--- Begin Material shown ---

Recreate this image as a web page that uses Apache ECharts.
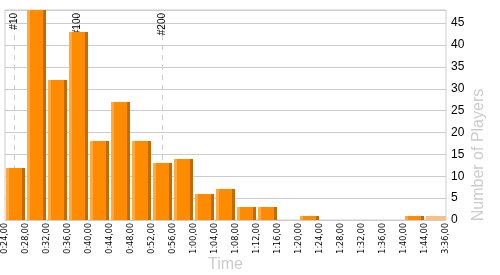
<!DOCTYPE html>
<html><head><meta charset="utf-8">
<script src="https://cdn.jsdelivr.net/npm/echarts@6/dist/echarts.min.js"></script>
<style>html,body{margin:0;padding:0;background:#fff}#c{width:500px;height:275px}</style>
</head><body><div id="c"></div>
<script>
var tickLabels = ['0:24,00','0:28,00','0:32,00','0:36,00','0:40,00','0:44,00','0:48,00','0:52,00','0:56,00','1:00,00','1:04,00','1:08,00','1:12,00','1:16,00','1:20,00','1:24,00','1:28,00','1:32,00','1:36,00','1:40,00','1:44,00','3:36,00'];
var playerCounts = [12, 48, 32, 43, 18, 27, 18, 13, 14, 6, 7, 3, 3, 0, 1, 0, 0, 0, 0, 1, 1];
var rankMarkPositions = [0.44, 3.45, 7.48];
var rankMarkLabels = ['#10', '#100', '#200'];

var chart = echarts.init(document.getElementById('c'));
var data = playerCounts.map(function (v, i) { return [i, v]; });
var lastIdx = playerCounts.length - 1;

chart.setOption({
  animation: false,
  grid: { left: 5, right: 54, top: 10, bottom: 55, show: true, borderColor: '#cccccc', borderWidth: 1, containLabel: false, outerBoundsMode: 'none' },
  xAxis: {
    type: 'value', min: 0, max: tickLabels.length - 1, interval: 1,
    name: 'Time', nameLocation: 'middle', nameGap: 37, nameMoveOverlap: false,
    nameTextStyle: { color: '#cccccc', fontSize: 16, fontFamily: 'Liberation Sans', verticalAlign: 'top' },
    axisLine: { show: false }, axisTick: { show: false }, splitLine: { show: false },
    axisLabel: {
      rotate: 90, fontSize: 8, color: '#000', fontFamily: 'DejaVu Sans', margin: 3,
      showMinLabel: true, showMaxLabel: true, hideOverlap: false,
      formatter: function (v) { return tickLabels[Math.round(v)] || ''; }
    }
  },
  yAxis: {
    type: 'value', position: 'right', min: 0, max: 48, interval: 5,
    axisLine: { show: false }, axisTick: { show: false },
    splitLine: { lineStyle: { color: '#cccccc', width: 1 } },
    axisLabel: { fontSize: 12, color: '#000', fontFamily: 'Liberation Sans', margin: 5, showMaxLabel: false }
  },
  graphic: [{
    type: 'text', x: 479, y: 155, rotation: Math.PI / 2,
    style: { text: 'Number of Players', fill: '#cccccc', font: '16px "Liberation Sans"', align: 'center', verticalAlign: 'middle' }
  }],
  series: [{
    type: 'line', data: [], z: 1,
    markLine: {
      z: 1,
      symbol: 'none', silent: true,
      lineStyle: { color: '#cccccc', type: [5, 5], width: 1 },
      label: { position: 'insideEnd', color: '#000', fontSize: 10, fontFamily: 'Liberation Sans', distance: 3 },
      data: rankMarkPositions.map(function (x, k) {
        return { xAxis: x, label: { formatter: rankMarkLabels[k] } };
      })
    }
  }, {
    type: 'custom',
    z: 3,
    data: data,
    clip: false,
    renderItem: function (params, api) {
      var i = api.value(0), v = api.value(1);
      if (v <= 0) return null;
      var p0 = api.coord([i, 0]);
      var p1 = api.coord([i + 1, v]);
      var x0 = Math.round(p0[0]) + 1, x1 = Math.round(p1[0]);
      var yb = Math.round(p0[1]), yt = Math.round(p1[1]);
      var h = yb - yt;
      if (i === lastIdx) {
        return { type: 'rect', shape: { x: x0, y: yt, width: x1 - x0, height: h }, style: { fill: '#ffbf80' } };
      }
      var w = x1 - x0 - 1;
      return {
        type: 'group',
        children: [
          { type: 'rect', shape: { x: x0, y: yt, width: w, height: h }, style: { fill: '#ff8c00' } },
          { type: 'rect', shape: { x: x0, y: yt, width: 3, height: h }, style: { fill: '#ffa940' } },
          { type: 'rect', shape: { x: x0 + w - 3, y: yt, width: 3, height: h }, style: { fill: '#c46a00' } }
        ]
      };
    }
  }]
});
</script></body></html>
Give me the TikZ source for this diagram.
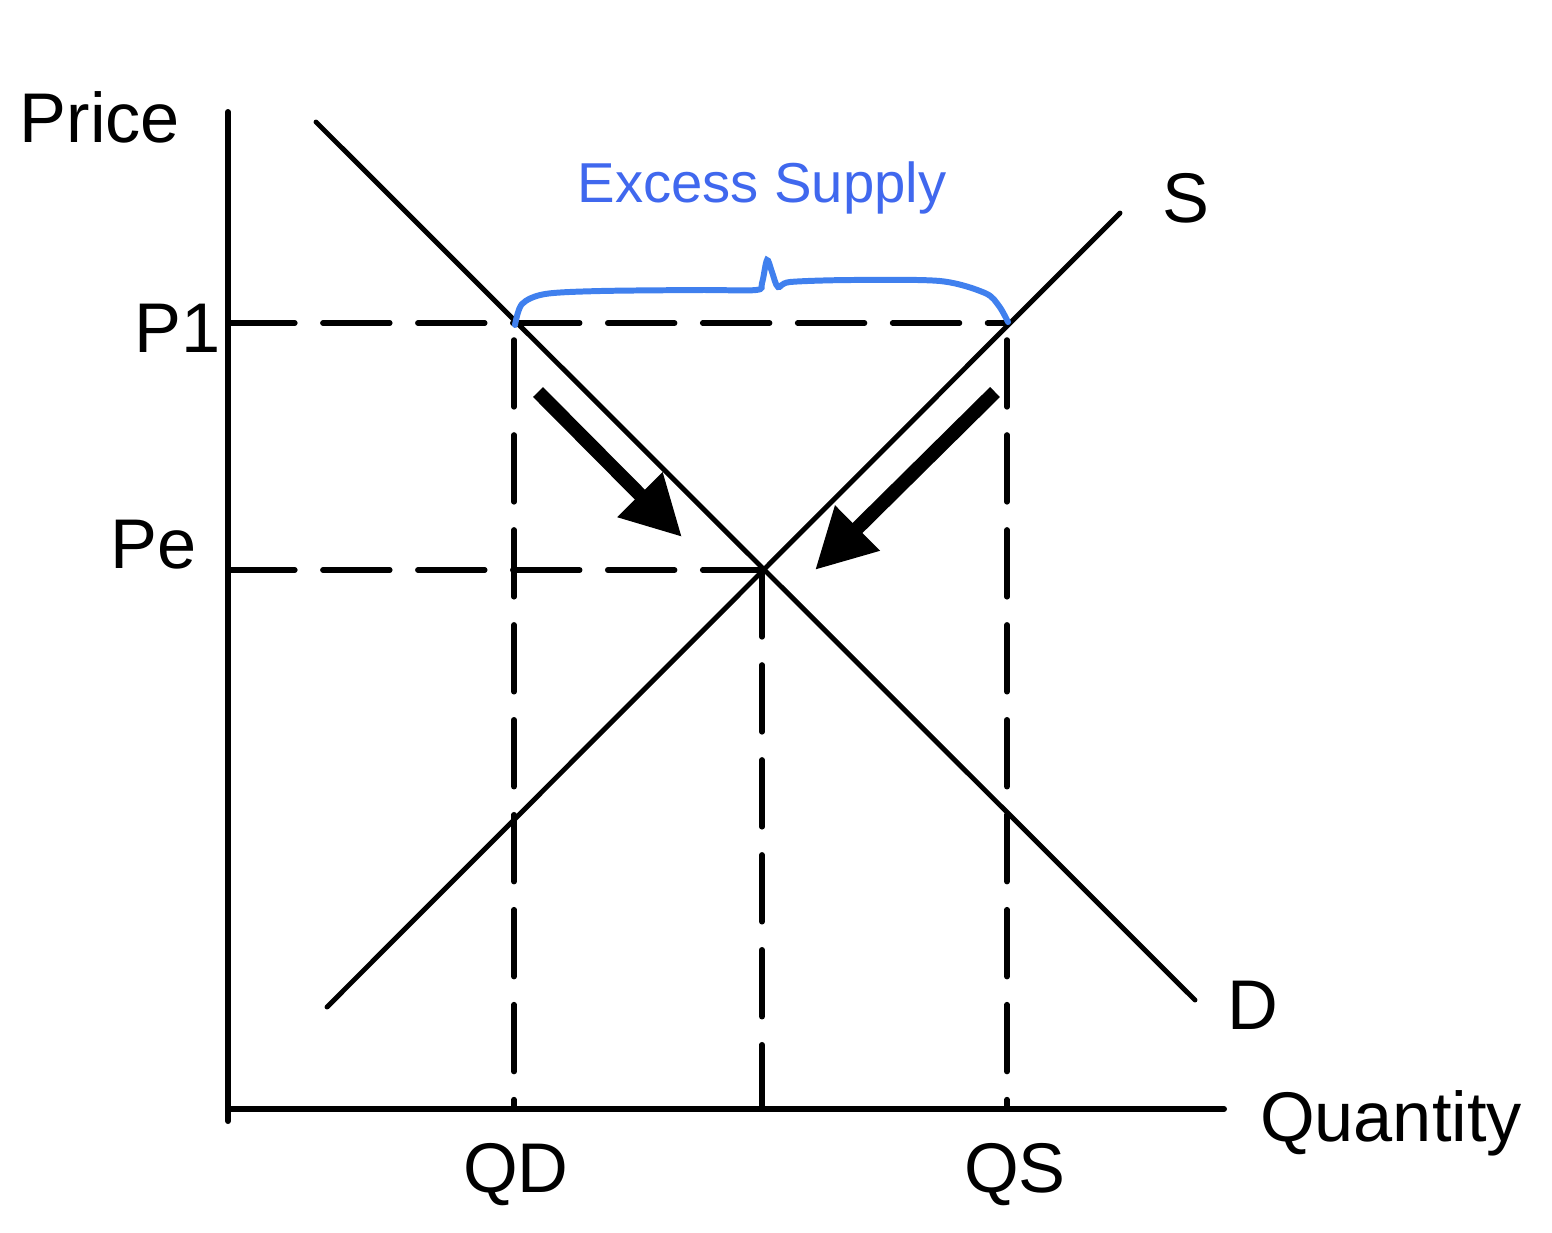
\documentclass[tikz,border=0pt]{standalone}
\usepackage{fontspec}
\setmainfont{Liberation Sans}
\usetikzlibrary{arrows.meta}

\begin{document}
\begin{tikzpicture}[x=0.01cm,y=-0.01cm,
	axis/.style={line width=1.7pt,line cap=round},
	curve/.style={line width=1.4pt,line cap=round},
	guide/.style={line width=1.6pt,line cap=round,dash pattern=on 19pt off 8pt},
	move/.style={line width=4pt,-{Triangle[length=17pt,width=17pt]}},
	lbl/.style={font=\fontsize{20}{20}\selectfont}]
					\useasboundingbox (0,0) rectangle (1552,1232);
					% axes
					\coordinate (ytop) at (228,112);
					\coordinate (origin) at (228,1109);
					\coordinate (ybot) at (228,1121);
					\coordinate (xend) at (1224,1109);
					\draw[axis] (ytop) -- (ybot);
					\draw[axis] (origin) -- (xend);
					
					% demand and supply
					\coordinate (d1) at (316,122);
					\coordinate (d2) at (1195,1000);
					\coordinate (s1) at (327,1007);
					\coordinate (s2) at (1120,213);
					\draw[curve] (d1) -- (d2);
					\draw[curve] (s1) -- (s2);
					
					% guide lines
					\coordinate (p1) at (228,323);
					\coordinate (pe) at (228,570);
					\coordinate (a) at (514,323);
					\coordinate (b) at (1007,323);
					\coordinate (eq) at (762,570);
					\coordinate (qd) at (514,1109);
					\coordinate (qe) at (762,1109);
					\coordinate (qs) at (1007,1109);
					\draw[guide] (p1) -- (b);
					\draw[guide] (pe) -- (eq);
					\draw[guide] (514,340) -- (qd);
					\draw[guide] (eq) -- (qe);
					\draw[guide] (1007,340) -- (qs);
					
					% arrows towards equilibrium
					\coordinate (l1) at (538,392);
					\coordinate (l2) at (682,537);
					\coordinate (r1) at (995,392);
					\coordinate (r2) at (815,570);
					\draw[move] (l1) -- (l2);
					\draw[move] (r1) -- (r2);
					
					% brace
					\draw[color={rgb,255:red,64;green,128;blue,238},line width=1.7pt,line cap=round]
						plot[smooth,tension=0.5] coordinates {(515,325) (522,304) (545,294) (600,291) (700,290) (756,290) (762,283) (767,260) (772,272) (778,287) (790,282) (850,280) (940,281) (985,293) (999,306) (1008,322)};
					
					% labels
					\path (100,117) node[lbl] (price) {Price};
					\path (178,328) node[lbl] (lp1) {P1};
					\path (154,545) node[lbl] (lpe) {Pe};
					\path (1186,198) node[lbl] (ls) {S};
					\path (1253,1005) node[lbl] (ld) {D};
					\path (1391,1123) node[lbl] (lq) {Quantity};
					\path (516,1175) node[lbl] (lqd) {QD};
					\path (1015,1175) node[lbl] (lqs) {QS};
					\path (762,188) node[font=\fontsize{16}{16}\selectfont,text={rgb,255:red,64;green,104;blue,238}] (ex) {Excess Supply};
					\end{tikzpicture}
\end{document}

--- End Material shown ---

Aim of the exercise: Every record must be copied exactly, with images dropped from the result.

Expected answer:
Recreate this image as a web page that uses Apache ECharts.
<!DOCTYPE html>
<html><head><meta charset="utf-8">
<script src="https://cdn.jsdelivr.net/npm/echarts@6/dist/echarts.min.js"></script>
<style>html,body{margin:0;padding:0;background:#fff}#c{width:500px;height:275px}</style>
</head><body><div id="c"></div>
<script>
var tickLabels = ['0:24,00','0:28,00','0:32,00','0:36,00','0:40,00','0:44,00','0:48,00','0:52,00','0:56,00','1:00,00','1:04,00','1:08,00','1:12,00','1:16,00','1:20,00','1:24,00','1:28,00','1:32,00','1:36,00','1:40,00','1:44,00','3:36,00'];
var playerCounts = [12, 48, 32, 43, 18, 27, 18, 13, 14, 6, 7, 3, 3, 0, 1, 0, 0, 0, 0, 1, 1];
var rankMarkPositions = [0.44, 3.45, 7.48];
var rankMarkLabels = ['#10', '#100', '#200'];

var chart = echarts.init(document.getElementById('c'));
var data = playerCounts.map(function (v, i) { return [i, v]; });
var lastIdx = playerCounts.length - 1;

chart.setOption({
  animation: false,
  grid: { left: 5, right: 54, top: 10, bottom: 55, show: true, borderColor: '#cccccc', borderWidth: 1, containLabel: false, outerBoundsMode: 'none' },
  xAxis: {
    type: 'value', min: 0, max: tickLabels.length - 1, interval: 1,
    name: 'Time', nameLocation: 'middle', nameGap: 37, nameMoveOverlap: false,
    nameTextStyle: { color: '#cccccc', fontSize: 16, fontFamily: 'Liberation Sans', verticalAlign: 'top' },
    axisLine: { show: false }, axisTick: { show: false }, splitLine: { show: false },
    axisLabel: {
      rotate: 90, fontSize: 8, color: '#000', fontFamily: 'DejaVu Sans', margin: 3,
      showMinLabel: true, showMaxLabel: true, hideOverlap: false,
      formatter: function (v) { return tickLabels[Math.round(v)] || ''; }
    }
  },
  yAxis: {
    type: 'value', position: 'right', min: 0, max: 48, interval: 5,
    axisLine: { show: false }, axisTick: { show: false },
    splitLine: { lineStyle: { color: '#cccccc', width: 1 } },
    axisLabel: { fontSize: 12, color: '#000', fontFamily: 'Liberation Sans', margin: 5, showMaxLabel: false }
  },
  graphic: [{
    type: 'text', x: 479, y: 155, rotation: Math.PI / 2,
    style: { text: 'Number of Players', fill: '#cccccc', font: '16px "Liberation Sans"', align: 'center', verticalAlign: 'middle' }
  }],
  series: [{
    type: 'line', data: [], z: 1,
    markLine: {
      z: 1,
      symbol: 'none', silent: true,
      lineStyle: { color: '#cccccc', type: [5, 5], width: 1 },
      label: { position: 'insideEnd', color: '#000', fontSize: 10, fontFamily: 'Liberation Sans', distance: 3 },
      data: rankMarkPositions.map(function (x, k) {
        return { xAxis: x, label: { formatter: rankMarkLabels[k] } };
      })
    }
  }, {
    type: 'custom',
    z: 3,
    data: data,
    clip: false,
    renderItem: function (params, api) {
      var i = api.value(0), v = api.value(1);
      if (v <= 0) return null;
      var p0 = api.coord([i, 0]);
      var p1 = api.coord([i + 1, v]);
      var x0 = Math.round(p0[0]) + 1, x1 = Math.round(p1[0]);
      var yb = Math.round(p0[1]), yt = Math.round(p1[1]);
      var h = yb - yt;
      if (i === lastIdx) {
        return { type: 'rect', shape: { x: x0, y: yt, width: x1 - x0, height: h }, style: { fill: '#ffbf80' } };
      }
      var w = x1 - x0 - 1;
      return {
        type: 'group',
        children: [
          { type: 'rect', shape: { x: x0, y: yt, width: w, height: h }, style: { fill: '#ff8c00' } },
          { type: 'rect', shape: { x: x0, y: yt, width: 3, height: h }, style: { fill: '#ffa940' } },
          { type: 'rect', shape: { x: x0 + w - 3, y: yt, width: 3, height: h }, style: { fill: '#c46a00' } }
        ]
      };
    }
  }]
});
</script></body></html>
Give me the TikZ source for this diagram.
\documentclass[tikz,border=0pt]{standalone}
\usepackage{fontspec}
\setmainfont{Liberation Sans}
\usetikzlibrary{arrows.meta}

\begin{document}
\begin{tikzpicture}[x=0.01cm,y=-0.01cm,
	axis/.style={line width=1.7pt,line cap=round},
	curve/.style={line width=1.4pt,line cap=round},
	guide/.style={line width=1.6pt,line cap=round,dash pattern=on 19pt off 8pt},
	move/.style={line width=4pt,-{Triangle[length=17pt,width=17pt]}},
	lbl/.style={font=\fontsize{20}{20}\selectfont}]
					\useasboundingbox (0,0) rectangle (1552,1232);
					% axes
					\coordinate (ytop) at (228,112);
					\coordinate (origin) at (228,1109);
					\coordinate (ybot) at (228,1121);
					\coordinate (xend) at (1224,1109);
					\draw[axis] (ytop) -- (ybot);
					\draw[axis] (origin) -- (xend);
					
					% demand and supply
					\coordinate (d1) at (316,122);
					\coordinate (d2) at (1195,1000);
					\coordinate (s1) at (327,1007);
					\coordinate (s2) at (1120,213);
					\draw[curve] (d1) -- (d2);
					\draw[curve] (s1) -- (s2);
					
					% guide lines
					\coordinate (p1) at (228,323);
					\coordinate (pe) at (228,570);
					\coordinate (a) at (514,323);
					\coordinate (b) at (1007,323);
					\coordinate (eq) at (762,570);
					\coordinate (qd) at (514,1109);
					\coordinate (qe) at (762,1109);
					\coordinate (qs) at (1007,1109);
					\draw[guide] (p1) -- (b);
					\draw[guide] (pe) -- (eq);
					\draw[guide] (514,340) -- (qd);
					\draw[guide] (eq) -- (qe);
					\draw[guide] (1007,340) -- (qs);
					
					% arrows towards equilibrium
					\coordinate (l1) at (538,392);
					\coordinate (l2) at (682,537);
					\coordinate (r1) at (995,392);
					\coordinate (r2) at (815,570);
					\draw[move] (l1) -- (l2);
					\draw[move] (r1) -- (r2);
					
					% brace
					\draw[color={rgb,255:red,64;green,128;blue,238},line width=1.7pt,line cap=round]
						plot[smooth,tension=0.5] coordinates {(515,325) (522,304) (545,294) (600,291) (700,290) (756,290) (762,283) (767,260) (772,272) (778,287) (790,282) (850,280) (940,281) (985,293) (999,306) (1008,322)};
					
					% labels
					\path (100,117) node[lbl] (price) {Price};
					\path (178,328) node[lbl] (lp1) {P1};
					\path (154,545) node[lbl] (lpe) {Pe};
					\path (1186,198) node[lbl] (ls) {S};
					\path (1253,1005) node[lbl] (ld) {D};
					\path (1391,1123) node[lbl] (lq) {Quantity};
					\path (516,1175) node[lbl] (lqd) {QD};
					\path (1015,1175) node[lbl] (lqs) {QS};
					\path (762,188) node[font=\fontsize{16}{16}\selectfont,text={rgb,255:red,64;green,104;blue,238}] (ex) {Excess Supply};
					\end{tikzpicture}
\end{document}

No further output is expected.